Dienhart: It all boils down to the last two games for Ohio State
Another week, another win for Ohio State. That’s 23 in row for the Buckeyes and 30 in succession vs. Big Ten teams in regular-season games. This time, Illinois was the object in between Ohio State and its lofty goals, falling 28-3 to a Buckeyes squad that was just too good and too talented. Sorry, Illini.
Now, the real fun begins for Ohio State in its quest to stay unbeaten, win the Big Ten East, take the conference and defend its national championship. It all boils down to the last two games that hang on the Buckeyes to-do list: Michigan State and Michigan.
It seems America has been waiting for those two games for years. Now, the witching hour finally is upon us. Michigan State comes to Columbus next week with a resume that says “9-1” but certainly isn’t as glistening as it looks. MSU hasn’t played like an elite team most of the season because of injuries. And now, the status of quarterback Connor Cook—4-1 vs. AP top-10 foes– may be murky after he suffered what appeared to be a shoulder injury in the win vs. Maryland that caused him to miss the second half.
Ohio State doesn’t care. The Buckeyes have had to wade through what essentially have been 10 “preseason” games to get to this point. And, to Ohio State’s credit, it took care of business and arrived to mid-November unbeaten—while dealing with its own drama during what hasn’t always been easy going for college football’s “it” program.
The Buckeyes have some scraps on them. They have been battered along the way to a 10-0 mark. It hasn’t been all smooth sailing for Ohio State to this point for a team which has rarely looked dominant—especially on offense. The quarterback position has been the biggest source of soap opera drama since the offseason. And, it continued right up to the opening kickoff of the season at Virginia Tech. Who would be the starter under center?
Cardale Jones got the nod … but J.T. Barrett would get reps. For a time, there really seemed to be no rhyme or reason to when either would play—other than pulling a guy when he was struggling. Consequently, the offense often has been inconsistent.
The only constant has been running back Ezekiel Elliott. Quarter after quarter, game after game, the guy has delivered. While radio talk show hosts babbled incessantly about Cardale vs. J.T. and journalists furiously typed on their laptops about what the coaching staff should do about the quarterback conundrum, Elliott coolly and calmly churned out 100-yard games. He’s up to 15 in a row in what has become the quietest Heisman campaign in the history of the Heisman.
The 181 yards rushing by Elliott today is the 20th 100-yard rushing game of his career, which ties him for second-most all-time at Ohio State with Eddie George. Elliott also moved into third place on Ohio State’s all-time rushing list with 3,565 yards, passing Tim Spencer who rushed for 3,553 from 1979-82. Eddie George is second with 3,768. What’s it all mean? Elliott is an all-time great at a school with a lot of all-time great running backs. And that’s impressive.
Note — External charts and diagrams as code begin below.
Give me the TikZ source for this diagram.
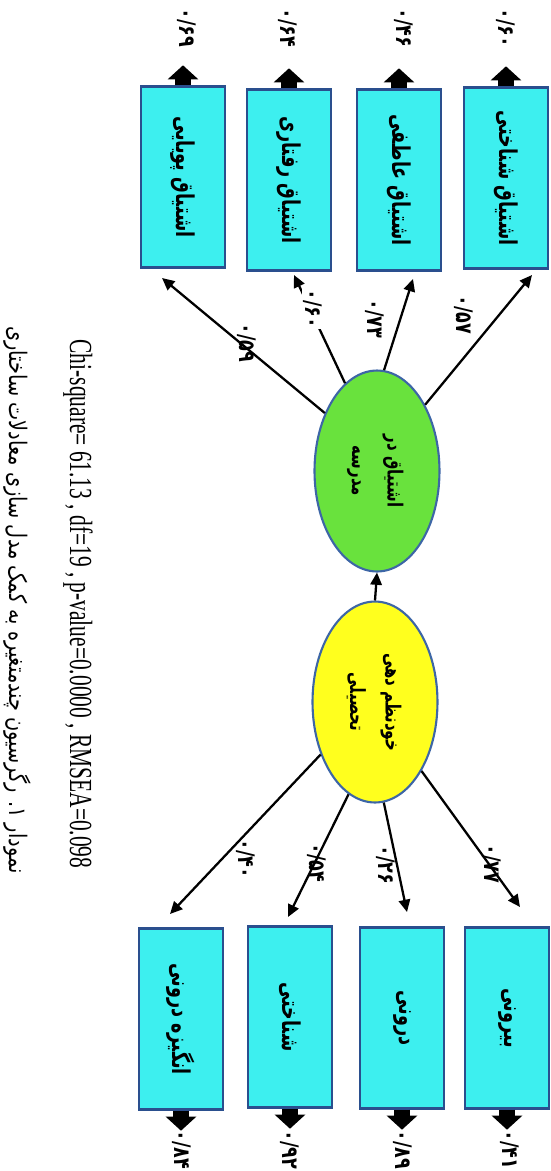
\documentclass[tikz,border=0pt]{standalone}
\usepackage{fontspec}
\setmainfont{Liberation Serif}
\newfontfamily\fa[Script=Arabic]{DejaVu Sans}
\TeXXeTstate=1
\usetikzlibrary{arrows.meta, shapes.geometric}

\definecolor{boxfill}{HTML}{3DEFEF}
\definecolor{boxline}{HTML}{2A4F8E}
\definecolor{ellline}{HTML}{3D66A6}
\definecolor{ellgreen}{HTML}{69E23D}
\definecolor{ellyellow}{HTML}{FFFF1E}

% Persian text turned to read from top to bottom
\newcommand{\fav}[1]{\rotatebox{-90}{\scalebox{1}[1.4]{\fa\bfseries\beginR #1\endR}}}
\newcommand{\favv}[2]{\rotatebox{-90}{\scalebox{1}[1.4]{\fa\bfseries
  \begin{tabular}{@{}c@{}}\beginR #1\endR\\ \beginR #2\endR\end{tabular}}}}

\begin{document}
\begin{tikzpicture}[x=0.02cm, y=-0.02cm,
	obs/.style={draw=boxline, fill=boxfill, line width=1.4pt, inner sep=0pt,
		minimum width=1.68cm, minimum height=3.62cm, font=\fontsize{10}{12}\selectfont},
	lat/.style={ellipse, draw=ellline, line width=1.2pt, inner sep=0pt,
		minimum width=2.5cm, minimum height=4.02cm, font=\fontsize{8.5}{14.5}\selectfont},
	path/.style={line width=1.3pt, -{Triangle[length=7pt, width=6.5pt]}},
	err/.style={line width=9pt, -{Triangle[length=8pt, width=17pt]}},
	coef/.style={rotate=-90, yscale=1.3, inner sep=0.5pt, font=\fontsize{10}{10}\selectfont\fa\bfseries}
]
	\useasboundingbox (0,0) rectangle (551,1171);
	
	% engagement indicators
	\node[obs] (bA) at (183,177) {\fav{اشتیاق پویایی}};
	\node[obs] (bB) at (289,180) {\fav{اشتیاق رفتاری}};
	\node[obs] (bC) at (399,180) {\fav{اشتیاق عاطفی}};
	\node[obs] (bD) at (506,178) {\fav{اشتیاق شناختی}};
	
	% motivation indicators
	\node[obs] (bE) at (181,1019) {\fav{انگیزه درونی}};
	\node[obs] (bF) at (290,1017) {\fav{شناختی}};
	\node[obs] (bG) at (402,1018) {\fav{درونی}};
	\node[obs] (bH) at (507,1018) {\fav{بیرونی}};
	
	% latent variables
	\node[lat, fill=ellgreen] (eng) at (377,471) {\favv{اشتیاق در}{مدرسه}};
	\node[lat, fill=ellyellow] (reg) at (375,702) {\favv{خودنظم دهی}{تحصیلی}};
	
	\draw[path] (reg.north) -- (eng.south);
	
	\coordinate (tA) at (162,278);
	\coordinate (tB) at (294,275);
	\coordinate (tC) at (413,279);
	\coordinate (tD) at (532,275);
	\coordinate (tE) at (170,914);
	\coordinate (tF) at (288,917);
	\coordinate (tG) at (407,912);
	\coordinate (tH) at (520,907);
	
	\draw[path] (eng.132) -- (tA);
	\draw[path] (eng.110) -- (tB);
	\draw[path] (eng.86) -- (tC);
	\draw[path] (eng.54) -- (tD);
	\draw[path] (reg.224) -- (tE);
	\draw[path] (reg.254) -- (tF);
	\draw[path] (reg.275) -- (tG);
	\draw[path] (reg.304) -- (tH);
	
	% loadings
	\node[coef] (lA) at (247,343) {۰/۵۹};
	\node[coef, fill=white] (lB) at (313,309) {۰/۶۰};
	\node[coef] (lC) at (375,319) {۰/۷۳};
	\node[coef] (lD) at (464,315) {۰/۵۷};
	\node[coef] (lE) at (246,859) {۰/۴۰};
	\node[coef] (lF) at (317,863) {۰/۵۴};
	\node[coef] (lG) at (386,865) {۰/۲۶};
	\node[coef] (lH) at (492,864) {۰/۷۷};
	
	% error terms
	\foreach \b/\v/\x in {bA/{۰/۶۹}/187, bB/{۰/۶۴}/288, bC/{۰/۴۶}/404, bD/{۰/۶۰}/506}{
		\draw[err] (\b.north) -- ++(0,-20);
		\node[coef] at (\x,28) {\v};
	}
	\foreach \b/\v/\x in {bE/{۰/۸۴}/182, bF/{۰/۹۲}/290, bG/{۰/۸۹}/403, bH/{۰/۴۱}/510}{
		\draw[err] (\b.south) -- ++(0,20);
		\node[coef] at (\x,1150) {\v};
	}
	
	% fit and caption
	\node[rotate=-90, yscale=1.5, font=\fontsize{12.2}{13}\selectfont] (fit) at (78,604)
		{Chi-square= 61.13 , df=19 , p-value=0.0000 , RMSEA=0.098};
	\node[rotate=-90, yscale=1.25, font=\fontsize{11}{12}\selectfont\fa] (cap) at (17,600)
		{\beginR نمودار ۱. رگرسیون چندمتغیره به کمک مدل سازی معادلات ساختاری\endR};
\end{tikzpicture}
\end{document}
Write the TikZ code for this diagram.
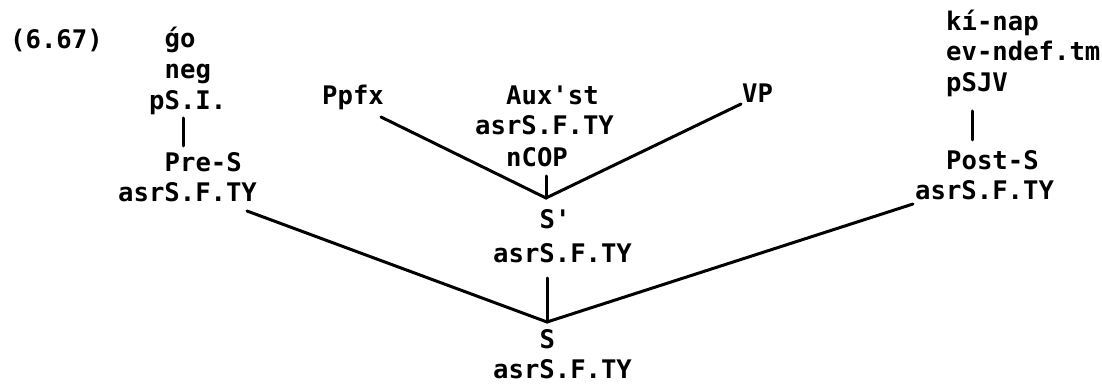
\documentclass[tikz,border=0pt]{standalone}
\usepackage{fontspec}
\setmonofont{DejaVu Sans Mono}
\tikzset{
  lbl/.style={anchor=base west, inner sep=0pt, font=\ttfamily\bfseries\fontsize{25.6}{30}\selectfont},
  br/.style={line width=3pt, line cap=round}
}
\begin{document}
\begin{tikzpicture}[x=1pt,y=-1pt]
\useasboundingbox (0,0) rectangle (1102,387);
% example number
\node[lbl] (ex) at (10,49) {(6.67)};
% left column
\node[lbl] (lgo)  at (164.5,48) {ǵo};
\node[lbl] (lneg) at (164.5,79) {neg};
\node[lbl] (lpsi) at (149,110) {pS.I.};
\node[lbl] (lpre) at (164.5,172) {Pre-S};
\node[lbl] (lasr) at (118,202) {asrS.F.TY};
% centre top
\node[lbl] (ppfx) at (322,105) {Ppfx};
\node[lbl] (aux)  at (506,105) {Aux'st};
\node[lbl] (aasr) at (475,135) {asrS.F.TY};
\node[lbl] (ncop) at (506,167) {nCOP};
\node[lbl] (vp)   at (742,103) {VP};
\node[lbl] (sp)   at (539.5,229) {S'};
\node[lbl] (spasr) at (493,262) {asrS.F.TY};
\node[lbl] (s)    at (539.5,348) {S};
\node[lbl] (sasr) at (493,378) {asrS.F.TY};
% right column
\node[lbl] (rki)  at (946,31) {kí-nap};
\node[lbl] (rev)  at (946,61) {ev-ndef.tm};
\node[lbl] (rpsjv) at (946,92) {pSJV};
\node[lbl] (rpost) at (946,170) {Post-S};
\node[lbl] (rasr) at (915,200) {asrS.F.TY};
% connector end points
\coordinate (lbarT) at (183,118);
\coordinate (lbarB) at (183,146);
\coordinate (rbarT) at (972,111);
\coordinate (rbarB) at (972,140);
\coordinate (ppfxE) at (381,117);
\coordinate (vpE)   at (741,104);
\coordinate (ncopB) at (546,176);
\coordinate (apex1) at (546,198);
\coordinate (spB)   at (547,278);
\coordinate (apex2) at (547,322);
\coordinate (lasrE) at (247,211);
\coordinate (rasrE) at (913,204);
% connectors
\draw[br] (lbarT) -- (lbarB);
\draw[br] (rbarT) -- (rbarB);
\draw[br] (ppfxE) -- (apex1) -- (vpE);
\draw[br] (ncopB) -- (apex1);
\draw[br] (spB) -- (apex2);
\draw[br] (lasrE) -- (apex2) -- (rasrE);
\end{tikzpicture}
\end{document}
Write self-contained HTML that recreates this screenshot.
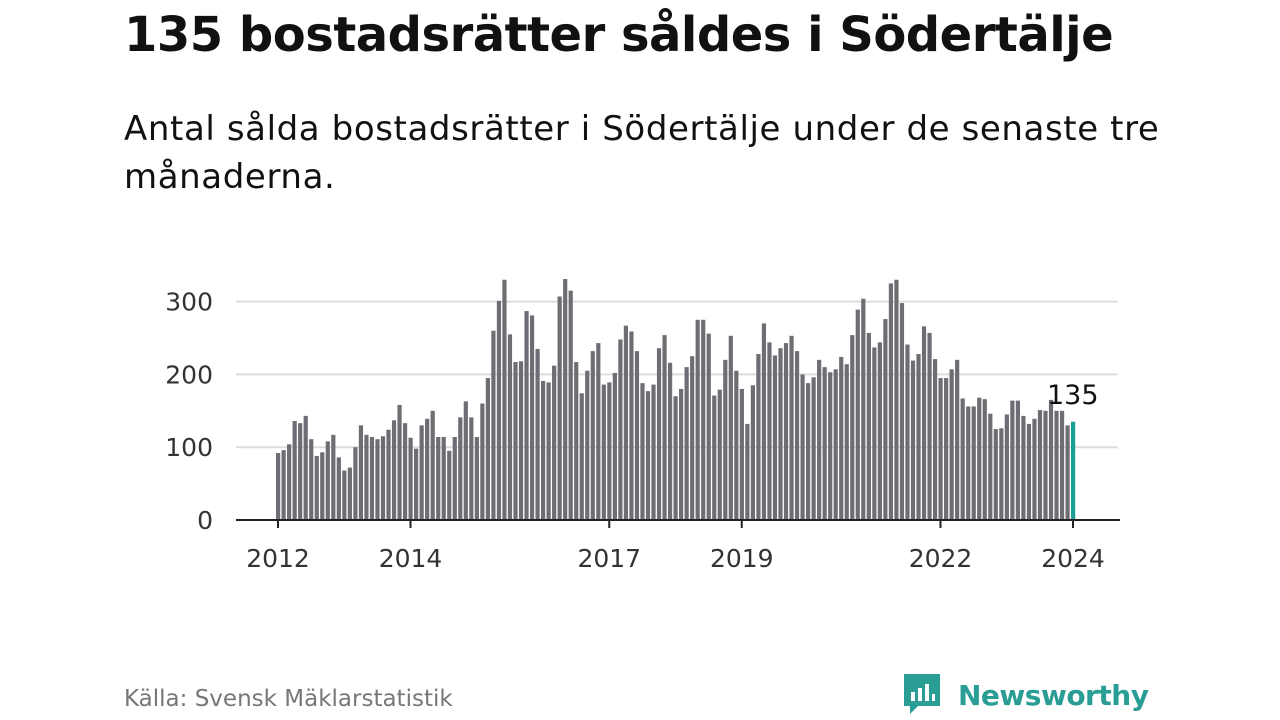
<!DOCTYPE html>
<html><head><meta charset="utf-8"><style>
body{margin:0;width:1280px;height:720px;background:#fff;font-family:"DejaVu Sans","Liberation Sans",sans-serif;overflow:hidden;position:relative;color:#111}
#title{position:absolute;left:124px;top:7px;font-size:48px;font-weight:bold;margin:0;letter-spacing:-0.5px;white-space:nowrap}
#sub{position:absolute;left:124px;top:105px;font-size:34px;line-height:48px;width:1060px;letter-spacing:0.6px}
#src{position:absolute;left:124px;top:686px;font-size:23px;color:#777}
#logo{position:absolute;left:902px;top:672px;display:flex;align-items:center;color:#2a9d95;font-size:28px;font-weight:bold;letter-spacing:-0.5px}
svg{position:absolute;left:0;top:0}
</style></head><body>
<h1 id="title">135 bostadsrätter såldes i Södertälje</h1>
<div id="sub">Antal sålda bostadsrätter i Södertälje under de senaste tre månaderna.</div>
<svg id="chart" width="1280" height="720"></svg>
<div id="src">Källa: Svensk Mäklarstatistik</div>
<div id="logo">
<svg style="position:static;margin-right:16px" width="40" height="46" viewBox="0 0 40 46"><path d="M2 2h36v32H16l-8 8v-8H2z" fill="#2a9d95"/><rect x="9" y="20" width="4" height="9" fill="#fff"/><rect x="16" y="16" width="4" height="13" fill="#fff"/><rect x="23" y="12" width="4" height="17" fill="#fff"/><rect x="30" y="22" width="3" height="7" fill="#fff"/></svg>Newsworthy</div>
<script>
const startYear = 2012;
const values = [92,96,104,136,133,143,111,88,93,108,117,86,68,72,100,130,117,114,111,115,124,137,158,133,113,98,130,139,150,114,114,95,114,141,163,141,114,160,195,260,301,330,255,217,218,287,281,235,191,189,
212,307,331,315,217,174,205,232,243,186,189,202,248,267,259,232,188,177,186,236,254,216,170,180,210,225,275,275,256,171,179,220,253,205,180,132,185,228,270,244,226,236,243,253,232,200,188,196,
220,210,203,207,224,214,254,289,304,257,237,244,276,325,330,298,241,219,228,266,257,221,195,195,207,220,167,156,156,168,166,146,125,126,145,164,164,143,132,139,151,150,165,150,150,130,135];
const yTicks = [0,100,200,300];
const xTickYears = [2012,2014,2017,2019,2022,2024];
const svg = document.getElementById('chart');
const NS = 'http://www.w3.org/2000/svg';
const x0 = 278, step = 795/144, y0 = 520, pxPer = 72.8/100;
const xScale = i => x0 + i*step;
const yScale = v => y0 - v*pxPer;
function mk(tag, attrs){const e=document.createElementNS(NS,tag);for(const k in attrs)e.setAttribute(k,attrs[k]);svg.appendChild(e);return e;}
yTicks.forEach(t=>{
  if(t>0){const g=mk('line',{x1:236,x2:1118,y1:yScale(t),y2:yScale(t),stroke:'#ddd','stroke-width':2});
  
  }
  const l=mk('text',{x:213,y:yScale(t)+9,'text-anchor':'end','font-size':25,fill:'#333','font-family':'DejaVu Sans, Liberation Sans, sans-serif'});
  l.textContent=t;
  
  
});
values.forEach((v,i)=>{
  const last=i===values.length-1;
  const r=mk('rect',{x:xScale(i)-2,y:yScale(v),width:4.2,height:v*pxPer,fill:last?'#1a9e96':'#6e6d73'});
  
  
});
const ax=mk('line',{x1:236,x2:1120,y1:y0,y2:y0,stroke:'#222','stroke-width':2});


xTickYears.forEach(y=>{
  const x=xScale((y-startYear)*12);
  const t=mk('line',{x1:x,x2:x,y1:y0,y2:y0+8,stroke:'#222','stroke-width':2});
  
  
  const l=mk('text',{x:x,y:567,'text-anchor':'middle','font-size':25,fill:'#333','font-family':'DejaVu Sans, Liberation Sans, sans-serif'});
  l.textContent=y;
  
  
});
const lastI=values.length-1;
const lab=mk('text',{x:xScale(lastI)-26,y:404,'font-size':27,fill:'#111','font-family':'DejaVu Sans, Liberation Sans, sans-serif'});
lab.textContent=values[lastI];


</script>
</body></html>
(@BTNStatsGuys) November 14, 2015
“I grew up in that era with Archie and Eddie, and somebody told me that on the sideline,” Urban Meyer said. “Even to say that just kind of takes your breath away because I grew up watching those guys. I know that if I had any choice at tailback in the country, I got mine. I think I speak on behalf of my team. He’s a tough guy.”
Where would Ohio State be without Zeke? Scary thought, huh?
Finally, a week before Halloween, Barrett was anointed the “man” at quarterback—then promptly got arrested for an OWI and suspended for a game, adding another juicy chapter of drama to this strange ride for the Buckeyes.
Barrett was back this week for Illinois. He hit 15-of-23 passes for 150 yards with a touchdown and pick. He also ran 16 times for 74 yards and score. It was a classic J.T. Barrett line. A little bit of passing … a little bit of rushing … and awhole lot of leadership and mojo.
“I wouldn’t call it exceptional, because I think he got pressured a little bit,” Meyer said. “But he is a very good tempo quarterback, and that’s something we are evaluating too. We need to do more of that. He manages the offense very well. The only negative of the whole night, even the interception, is that he was hit, our pass protection. We are going to work extremely hard on that.”
The timing of Barrett’s emergence couldn’t be more perfect with the season and all its delicious potential payoffs hanging within reach.
“Our defense is playing lights out, and that’s obvious,” said Meyer of a unit that allowed just 261 yards to Illinois and is seeing end Joey Bosa come to life down the stretch. “The only issue that I have, I think, is to control the line of scrimmage on both sides. The negative is that every time we have to be more balanced as we are getting ready. We know what is coming down the road next week, and have to be a little bit more balanced than we were. That starts right now with pass protection. That’s the only negative. The positive is controlling the line of scrimmage and the run game, and our defense just did a marvelous job. Really that’s back-to-back weeks of playing excellent.”
On to the Michigan State game … finally.